● DATA EXTRACT
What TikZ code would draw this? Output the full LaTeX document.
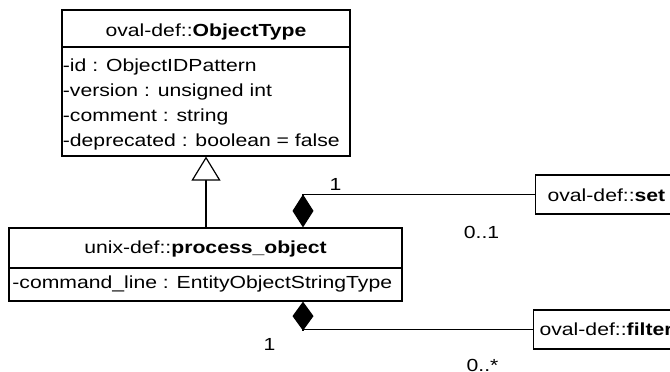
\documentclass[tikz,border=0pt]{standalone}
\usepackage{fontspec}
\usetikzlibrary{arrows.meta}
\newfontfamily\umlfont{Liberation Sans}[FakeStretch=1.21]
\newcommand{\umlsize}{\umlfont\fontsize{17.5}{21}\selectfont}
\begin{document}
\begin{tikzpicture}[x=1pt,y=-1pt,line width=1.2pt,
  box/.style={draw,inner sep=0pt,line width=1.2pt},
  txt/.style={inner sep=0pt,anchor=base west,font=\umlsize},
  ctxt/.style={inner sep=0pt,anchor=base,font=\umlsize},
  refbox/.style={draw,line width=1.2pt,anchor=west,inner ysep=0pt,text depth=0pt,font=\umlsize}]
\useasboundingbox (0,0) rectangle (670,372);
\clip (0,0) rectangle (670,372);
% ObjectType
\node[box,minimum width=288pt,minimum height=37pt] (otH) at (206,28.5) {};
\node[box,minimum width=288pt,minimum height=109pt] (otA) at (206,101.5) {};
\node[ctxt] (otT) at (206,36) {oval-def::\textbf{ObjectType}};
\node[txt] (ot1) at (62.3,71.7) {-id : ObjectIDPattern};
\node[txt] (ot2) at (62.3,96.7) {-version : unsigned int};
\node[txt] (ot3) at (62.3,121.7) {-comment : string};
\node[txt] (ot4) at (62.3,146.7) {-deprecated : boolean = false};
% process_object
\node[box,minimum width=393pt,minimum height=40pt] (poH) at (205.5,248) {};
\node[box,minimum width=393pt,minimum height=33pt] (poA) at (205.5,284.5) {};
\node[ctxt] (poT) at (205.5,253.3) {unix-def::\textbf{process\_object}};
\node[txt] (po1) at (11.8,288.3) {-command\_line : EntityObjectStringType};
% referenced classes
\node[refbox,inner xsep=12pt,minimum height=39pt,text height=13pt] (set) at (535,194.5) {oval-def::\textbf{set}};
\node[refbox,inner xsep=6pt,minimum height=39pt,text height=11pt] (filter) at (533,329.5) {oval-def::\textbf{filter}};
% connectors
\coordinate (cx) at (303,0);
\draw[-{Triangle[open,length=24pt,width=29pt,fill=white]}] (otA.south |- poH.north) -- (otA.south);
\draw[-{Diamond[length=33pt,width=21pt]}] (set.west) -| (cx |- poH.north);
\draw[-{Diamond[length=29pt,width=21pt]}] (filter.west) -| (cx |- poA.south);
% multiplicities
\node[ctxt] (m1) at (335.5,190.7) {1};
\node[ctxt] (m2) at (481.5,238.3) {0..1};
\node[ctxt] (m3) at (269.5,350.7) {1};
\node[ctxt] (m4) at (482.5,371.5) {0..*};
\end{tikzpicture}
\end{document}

● EXERCISE BRIEF
The pictures should not be reproduced; quote all of the other material exactly.

● RESULT OF THE TASK
What TikZ code would draw this? Output the full LaTeX document.
\documentclass[tikz,border=0pt]{standalone}
\usepackage{fontspec}
\usetikzlibrary{arrows.meta}
\newfontfamily\umlfont{Liberation Sans}[FakeStretch=1.21]
\newcommand{\umlsize}{\umlfont\fontsize{17.5}{21}\selectfont}
\begin{document}
\begin{tikzpicture}[x=1pt,y=-1pt,line width=1.2pt,
  box/.style={draw,inner sep=0pt,line width=1.2pt},
  txt/.style={inner sep=0pt,anchor=base west,font=\umlsize},
  ctxt/.style={inner sep=0pt,anchor=base,font=\umlsize},
  refbox/.style={draw,line width=1.2pt,anchor=west,inner ysep=0pt,text depth=0pt,font=\umlsize}]
\useasboundingbox (0,0) rectangle (670,372);
\clip (0,0) rectangle (670,372);
% ObjectType
\node[box,minimum width=288pt,minimum height=37pt] (otH) at (206,28.5) {};
\node[box,minimum width=288pt,minimum height=109pt] (otA) at (206,101.5) {};
\node[ctxt] (otT) at (206,36) {oval-def::\textbf{ObjectType}};
\node[txt] (ot1) at (62.3,71.7) {-id : ObjectIDPattern};
\node[txt] (ot2) at (62.3,96.7) {-version : unsigned int};
\node[txt] (ot3) at (62.3,121.7) {-comment : string};
\node[txt] (ot4) at (62.3,146.7) {-deprecated : boolean = false};
% process_object
\node[box,minimum width=393pt,minimum height=40pt] (poH) at (205.5,248) {};
\node[box,minimum width=393pt,minimum height=33pt] (poA) at (205.5,284.5) {};
\node[ctxt] (poT) at (205.5,253.3) {unix-def::\textbf{process\_object}};
\node[txt] (po1) at (11.8,288.3) {-command\_line : EntityObjectStringType};
% referenced classes
\node[refbox,inner xsep=12pt,minimum height=39pt,text height=13pt] (set) at (535,194.5) {oval-def::\textbf{set}};
\node[refbox,inner xsep=6pt,minimum height=39pt,text height=11pt] (filter) at (533,329.5) {oval-def::\textbf{filter}};
% connectors
\coordinate (cx) at (303,0);
\draw[-{Triangle[open,length=24pt,width=29pt,fill=white]}] (otA.south |- poH.north) -- (otA.south);
\draw[-{Diamond[length=33pt,width=21pt]}] (set.west) -| (cx |- poH.north);
\draw[-{Diamond[length=29pt,width=21pt]}] (filter.west) -| (cx |- poA.south);
% multiplicities
\node[ctxt] (m1) at (335.5,190.7) {1};
\node[ctxt] (m2) at (481.5,238.3) {0..1};
\node[ctxt] (m3) at (269.5,350.7) {1};
\node[ctxt] (m4) at (482.5,371.5) {0..*};
\end{tikzpicture}
\end{document}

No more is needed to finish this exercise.